DIRECTIONS FOR THIS TASK =>
Make an exact copy of the records, with the pictures left out.

-------

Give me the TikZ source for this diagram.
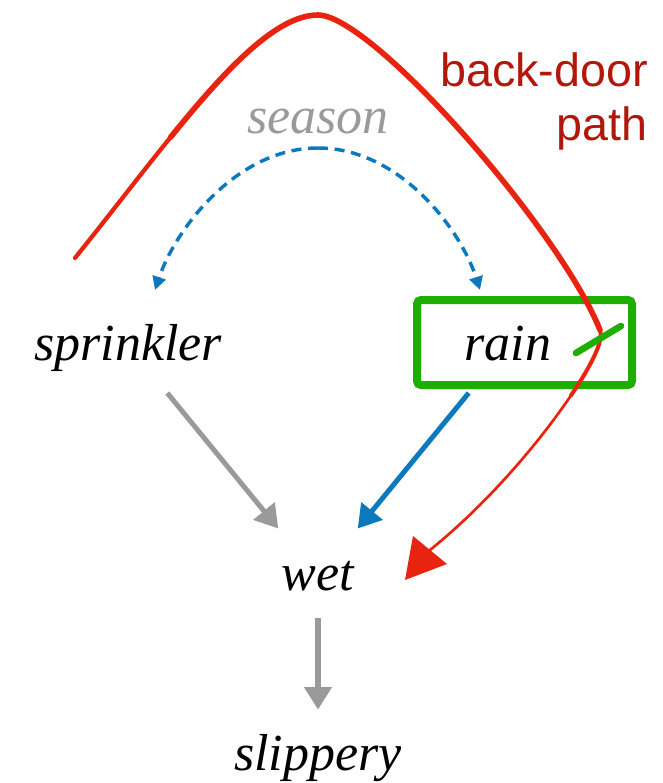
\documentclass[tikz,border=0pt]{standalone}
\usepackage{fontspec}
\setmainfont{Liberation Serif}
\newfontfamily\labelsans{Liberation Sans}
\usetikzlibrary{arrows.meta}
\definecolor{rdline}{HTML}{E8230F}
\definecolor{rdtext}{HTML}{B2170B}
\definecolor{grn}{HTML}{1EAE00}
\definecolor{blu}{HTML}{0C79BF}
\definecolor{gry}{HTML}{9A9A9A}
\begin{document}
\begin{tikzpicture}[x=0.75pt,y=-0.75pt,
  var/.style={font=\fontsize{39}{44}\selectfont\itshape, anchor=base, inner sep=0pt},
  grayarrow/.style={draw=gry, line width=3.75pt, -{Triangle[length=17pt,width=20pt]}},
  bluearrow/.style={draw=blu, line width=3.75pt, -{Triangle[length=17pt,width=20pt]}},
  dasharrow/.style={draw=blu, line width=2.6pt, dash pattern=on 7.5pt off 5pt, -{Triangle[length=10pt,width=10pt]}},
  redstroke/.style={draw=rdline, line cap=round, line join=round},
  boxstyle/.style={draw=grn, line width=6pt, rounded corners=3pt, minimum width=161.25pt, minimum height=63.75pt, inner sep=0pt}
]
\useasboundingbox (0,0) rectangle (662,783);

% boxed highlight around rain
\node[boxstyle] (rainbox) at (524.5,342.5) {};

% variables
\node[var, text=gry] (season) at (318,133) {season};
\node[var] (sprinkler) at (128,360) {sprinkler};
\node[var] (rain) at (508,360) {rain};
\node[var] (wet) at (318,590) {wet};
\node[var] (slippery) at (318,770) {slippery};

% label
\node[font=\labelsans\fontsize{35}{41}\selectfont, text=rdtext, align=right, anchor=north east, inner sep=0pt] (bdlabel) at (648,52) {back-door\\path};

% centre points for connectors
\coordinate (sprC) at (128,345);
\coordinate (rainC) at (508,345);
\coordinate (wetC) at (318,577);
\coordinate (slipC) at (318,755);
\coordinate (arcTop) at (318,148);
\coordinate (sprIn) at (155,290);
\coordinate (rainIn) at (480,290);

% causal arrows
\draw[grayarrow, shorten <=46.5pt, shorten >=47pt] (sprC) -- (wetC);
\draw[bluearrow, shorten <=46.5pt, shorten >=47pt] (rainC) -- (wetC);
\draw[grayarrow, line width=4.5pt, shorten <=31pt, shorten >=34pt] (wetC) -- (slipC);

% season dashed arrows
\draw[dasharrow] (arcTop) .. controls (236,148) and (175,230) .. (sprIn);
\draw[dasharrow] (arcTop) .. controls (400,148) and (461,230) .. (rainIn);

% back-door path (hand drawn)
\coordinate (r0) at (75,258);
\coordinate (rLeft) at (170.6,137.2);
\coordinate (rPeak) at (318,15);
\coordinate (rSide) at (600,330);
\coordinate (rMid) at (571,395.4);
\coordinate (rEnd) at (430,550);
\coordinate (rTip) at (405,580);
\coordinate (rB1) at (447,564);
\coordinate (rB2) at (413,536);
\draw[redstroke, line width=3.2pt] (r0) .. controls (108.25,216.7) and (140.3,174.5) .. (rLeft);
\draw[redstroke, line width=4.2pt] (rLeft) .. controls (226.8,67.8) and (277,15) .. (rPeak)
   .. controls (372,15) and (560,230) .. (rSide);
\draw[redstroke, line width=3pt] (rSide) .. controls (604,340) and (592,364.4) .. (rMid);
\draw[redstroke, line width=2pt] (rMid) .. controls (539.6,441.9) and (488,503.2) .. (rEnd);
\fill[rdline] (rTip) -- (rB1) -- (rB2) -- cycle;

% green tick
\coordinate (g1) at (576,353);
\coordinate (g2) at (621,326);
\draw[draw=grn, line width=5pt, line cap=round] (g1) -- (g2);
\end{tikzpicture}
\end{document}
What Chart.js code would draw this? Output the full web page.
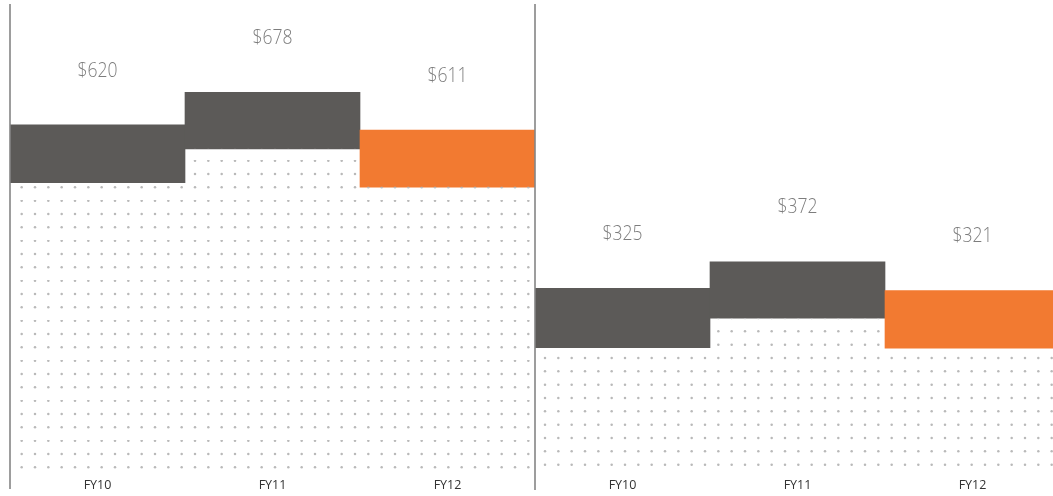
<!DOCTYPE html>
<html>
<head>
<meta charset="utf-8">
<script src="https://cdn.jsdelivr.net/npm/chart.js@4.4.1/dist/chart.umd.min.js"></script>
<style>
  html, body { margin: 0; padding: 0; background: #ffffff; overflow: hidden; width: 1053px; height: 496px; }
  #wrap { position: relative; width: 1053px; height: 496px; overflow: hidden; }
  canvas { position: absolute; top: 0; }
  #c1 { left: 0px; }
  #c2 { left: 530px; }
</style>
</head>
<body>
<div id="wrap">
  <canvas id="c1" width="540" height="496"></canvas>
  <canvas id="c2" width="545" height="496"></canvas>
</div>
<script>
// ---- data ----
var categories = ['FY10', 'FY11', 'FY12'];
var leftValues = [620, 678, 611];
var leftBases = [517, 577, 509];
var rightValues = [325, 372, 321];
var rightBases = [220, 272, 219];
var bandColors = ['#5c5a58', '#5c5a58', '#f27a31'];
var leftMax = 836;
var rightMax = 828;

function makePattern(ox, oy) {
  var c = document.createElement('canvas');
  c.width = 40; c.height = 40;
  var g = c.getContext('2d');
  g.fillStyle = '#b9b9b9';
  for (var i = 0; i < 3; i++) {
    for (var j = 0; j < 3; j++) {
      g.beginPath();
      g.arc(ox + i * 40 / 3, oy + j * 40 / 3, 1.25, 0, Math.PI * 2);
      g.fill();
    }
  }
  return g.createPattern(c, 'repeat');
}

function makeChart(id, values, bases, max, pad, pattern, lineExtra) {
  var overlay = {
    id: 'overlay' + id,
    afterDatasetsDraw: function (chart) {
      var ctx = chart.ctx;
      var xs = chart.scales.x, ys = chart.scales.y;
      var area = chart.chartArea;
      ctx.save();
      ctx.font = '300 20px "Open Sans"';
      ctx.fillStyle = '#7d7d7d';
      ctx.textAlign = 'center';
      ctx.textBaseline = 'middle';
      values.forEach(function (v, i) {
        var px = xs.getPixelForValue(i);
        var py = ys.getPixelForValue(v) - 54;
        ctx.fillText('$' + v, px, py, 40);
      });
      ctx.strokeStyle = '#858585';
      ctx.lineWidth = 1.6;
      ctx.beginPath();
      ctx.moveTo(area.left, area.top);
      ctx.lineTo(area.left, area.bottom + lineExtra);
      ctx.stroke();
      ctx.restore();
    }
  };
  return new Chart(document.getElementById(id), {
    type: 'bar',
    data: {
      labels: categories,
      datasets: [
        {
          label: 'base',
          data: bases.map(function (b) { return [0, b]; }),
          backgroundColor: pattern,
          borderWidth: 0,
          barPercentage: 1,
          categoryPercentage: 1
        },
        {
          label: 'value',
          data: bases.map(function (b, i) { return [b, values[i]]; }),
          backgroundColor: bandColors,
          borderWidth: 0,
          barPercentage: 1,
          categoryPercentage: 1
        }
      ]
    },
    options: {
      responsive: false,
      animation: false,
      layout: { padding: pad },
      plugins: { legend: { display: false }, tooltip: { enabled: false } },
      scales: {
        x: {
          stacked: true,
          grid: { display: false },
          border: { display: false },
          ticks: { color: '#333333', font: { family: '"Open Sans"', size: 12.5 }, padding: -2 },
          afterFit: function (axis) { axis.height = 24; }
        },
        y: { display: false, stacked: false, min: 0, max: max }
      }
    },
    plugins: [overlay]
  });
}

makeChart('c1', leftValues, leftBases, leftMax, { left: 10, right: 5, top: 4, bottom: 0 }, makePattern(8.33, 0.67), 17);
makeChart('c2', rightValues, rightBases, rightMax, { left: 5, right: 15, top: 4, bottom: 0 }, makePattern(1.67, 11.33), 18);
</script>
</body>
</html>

-------

SOLUTION FOR THIS PROBLEM =>
Give me the TikZ source for this diagram.
\documentclass[tikz,border=0pt]{standalone}
\usepackage{fontspec}
\setmainfont{Liberation Serif}
\newfontfamily\labelsans{Liberation Sans}
\usetikzlibrary{arrows.meta}
\definecolor{rdline}{HTML}{E8230F}
\definecolor{rdtext}{HTML}{B2170B}
\definecolor{grn}{HTML}{1EAE00}
\definecolor{blu}{HTML}{0C79BF}
\definecolor{gry}{HTML}{9A9A9A}
\begin{document}
\begin{tikzpicture}[x=0.75pt,y=-0.75pt,
  var/.style={font=\fontsize{39}{44}\selectfont\itshape, anchor=base, inner sep=0pt},
  grayarrow/.style={draw=gry, line width=3.75pt, -{Triangle[length=17pt,width=20pt]}},
  bluearrow/.style={draw=blu, line width=3.75pt, -{Triangle[length=17pt,width=20pt]}},
  dasharrow/.style={draw=blu, line width=2.6pt, dash pattern=on 7.5pt off 5pt, -{Triangle[length=10pt,width=10pt]}},
  redstroke/.style={draw=rdline, line cap=round, line join=round},
  boxstyle/.style={draw=grn, line width=6pt, rounded corners=3pt, minimum width=161.25pt, minimum height=63.75pt, inner sep=0pt}
]
\useasboundingbox (0,0) rectangle (662,783);

% boxed highlight around rain
\node[boxstyle] (rainbox) at (524.5,342.5) {};

% variables
\node[var, text=gry] (season) at (318,133) {season};
\node[var] (sprinkler) at (128,360) {sprinkler};
\node[var] (rain) at (508,360) {rain};
\node[var] (wet) at (318,590) {wet};
\node[var] (slippery) at (318,770) {slippery};

% label
\node[font=\labelsans\fontsize{35}{41}\selectfont, text=rdtext, align=right, anchor=north east, inner sep=0pt] (bdlabel) at (648,52) {back-door\\path};

% centre points for connectors
\coordinate (sprC) at (128,345);
\coordinate (rainC) at (508,345);
\coordinate (wetC) at (318,577);
\coordinate (slipC) at (318,755);
\coordinate (arcTop) at (318,148);
\coordinate (sprIn) at (155,290);
\coordinate (rainIn) at (480,290);

% causal arrows
\draw[grayarrow, shorten <=46.5pt, shorten >=47pt] (sprC) -- (wetC);
\draw[bluearrow, shorten <=46.5pt, shorten >=47pt] (rainC) -- (wetC);
\draw[grayarrow, line width=4.5pt, shorten <=31pt, shorten >=34pt] (wetC) -- (slipC);

% season dashed arrows
\draw[dasharrow] (arcTop) .. controls (236,148) and (175,230) .. (sprIn);
\draw[dasharrow] (arcTop) .. controls (400,148) and (461,230) .. (rainIn);

% back-door path (hand drawn)
\coordinate (r0) at (75,258);
\coordinate (rLeft) at (170.6,137.2);
\coordinate (rPeak) at (318,15);
\coordinate (rSide) at (600,330);
\coordinate (rMid) at (571,395.4);
\coordinate (rEnd) at (430,550);
\coordinate (rTip) at (405,580);
\coordinate (rB1) at (447,564);
\coordinate (rB2) at (413,536);
\draw[redstroke, line width=3.2pt] (r0) .. controls (108.25,216.7) and (140.3,174.5) .. (rLeft);
\draw[redstroke, line width=4.2pt] (rLeft) .. controls (226.8,67.8) and (277,15) .. (rPeak)
   .. controls (372,15) and (560,230) .. (rSide);
\draw[redstroke, line width=3pt] (rSide) .. controls (604,340) and (592,364.4) .. (rMid);
\draw[redstroke, line width=2pt] (rMid) .. controls (539.6,441.9) and (488,503.2) .. (rEnd);
\fill[rdline] (rTip) -- (rB1) -- (rB2) -- cycle;

% green tick
\coordinate (g1) at (576,353);
\coordinate (g2) at (621,326);
\draw[draw=grn, line width=5pt, line cap=round] (g1) -- (g2);
\end{tikzpicture}
\end{document}
What Chart.js code would draw this? Output the full web page.
<!DOCTYPE html>
<html>
<head>
<meta charset="utf-8">
<script src="https://cdn.jsdelivr.net/npm/chart.js@4.4.1/dist/chart.umd.min.js"></script>
<style>
  html, body { margin: 0; padding: 0; background: #ffffff; overflow: hidden; width: 1053px; height: 496px; }
  #wrap { position: relative; width: 1053px; height: 496px; overflow: hidden; }
  canvas { position: absolute; top: 0; }
  #c1 { left: 0px; }
  #c2 { left: 530px; }
</style>
</head>
<body>
<div id="wrap">
  <canvas id="c1" width="540" height="496"></canvas>
  <canvas id="c2" width="545" height="496"></canvas>
</div>
<script>
// ---- data ----
var categories = ['FY10', 'FY11', 'FY12'];
var leftValues = [620, 678, 611];
var leftBases = [517, 577, 509];
var rightValues = [325, 372, 321];
var rightBases = [220, 272, 219];
var bandColors = ['#5c5a58', '#5c5a58', '#f27a31'];
var leftMax = 836;
var rightMax = 828;

function makePattern(ox, oy) {
  var c = document.createElement('canvas');
  c.width = 40; c.height = 40;
  var g = c.getContext('2d');
  g.fillStyle = '#b9b9b9';
  for (var i = 0; i < 3; i++) {
    for (var j = 0; j < 3; j++) {
      g.beginPath();
      g.arc(ox + i * 40 / 3, oy + j * 40 / 3, 1.25, 0, Math.PI * 2);
      g.fill();
    }
  }
  return g.createPattern(c, 'repeat');
}

function makeChart(id, values, bases, max, pad, pattern, lineExtra) {
  var overlay = {
    id: 'overlay' + id,
    afterDatasetsDraw: function (chart) {
      var ctx = chart.ctx;
      var xs = chart.scales.x, ys = chart.scales.y;
      var area = chart.chartArea;
      ctx.save();
      ctx.font = '300 20px "Open Sans"';
      ctx.fillStyle = '#7d7d7d';
      ctx.textAlign = 'center';
      ctx.textBaseline = 'middle';
      values.forEach(function (v, i) {
        var px = xs.getPixelForValue(i);
        var py = ys.getPixelForValue(v) - 54;
        ctx.fillText('$' + v, px, py, 40);
      });
      ctx.strokeStyle = '#858585';
      ctx.lineWidth = 1.6;
      ctx.beginPath();
      ctx.moveTo(area.left, area.top);
      ctx.lineTo(area.left, area.bottom + lineExtra);
      ctx.stroke();
      ctx.restore();
    }
  };
  return new Chart(document.getElementById(id), {
    type: 'bar',
    data: {
      labels: categories,
      datasets: [
        {
          label: 'base',
          data: bases.map(function (b) { return [0, b]; }),
          backgroundColor: pattern,
          borderWidth: 0,
          barPercentage: 1,
          categoryPercentage: 1
        },
        {
          label: 'value',
          data: bases.map(function (b, i) { return [b, values[i]]; }),
          backgroundColor: bandColors,
          borderWidth: 0,
          barPercentage: 1,
          categoryPercentage: 1
        }
      ]
    },
    options: {
      responsive: false,
      animation: false,
      layout: { padding: pad },
      plugins: { legend: { display: false }, tooltip: { enabled: false } },
      scales: {
        x: {
          stacked: true,
          grid: { display: false },
          border: { display: false },
          ticks: { color: '#333333', font: { family: '"Open Sans"', size: 12.5 }, padding: -2 },
          afterFit: function (axis) { axis.height = 24; }
        },
        y: { display: false, stacked: false, min: 0, max: max }
      }
    },
    plugins: [overlay]
  });
}

makeChart('c1', leftValues, leftBases, leftMax, { left: 10, right: 5, top: 4, bottom: 0 }, makePattern(8.33, 0.67), 17);
makeChart('c2', rightValues, rightBases, rightMax, { left: 5, right: 15, top: 4, bottom: 0 }, makePattern(1.67, 11.33), 18);
</script>
</body>
</html>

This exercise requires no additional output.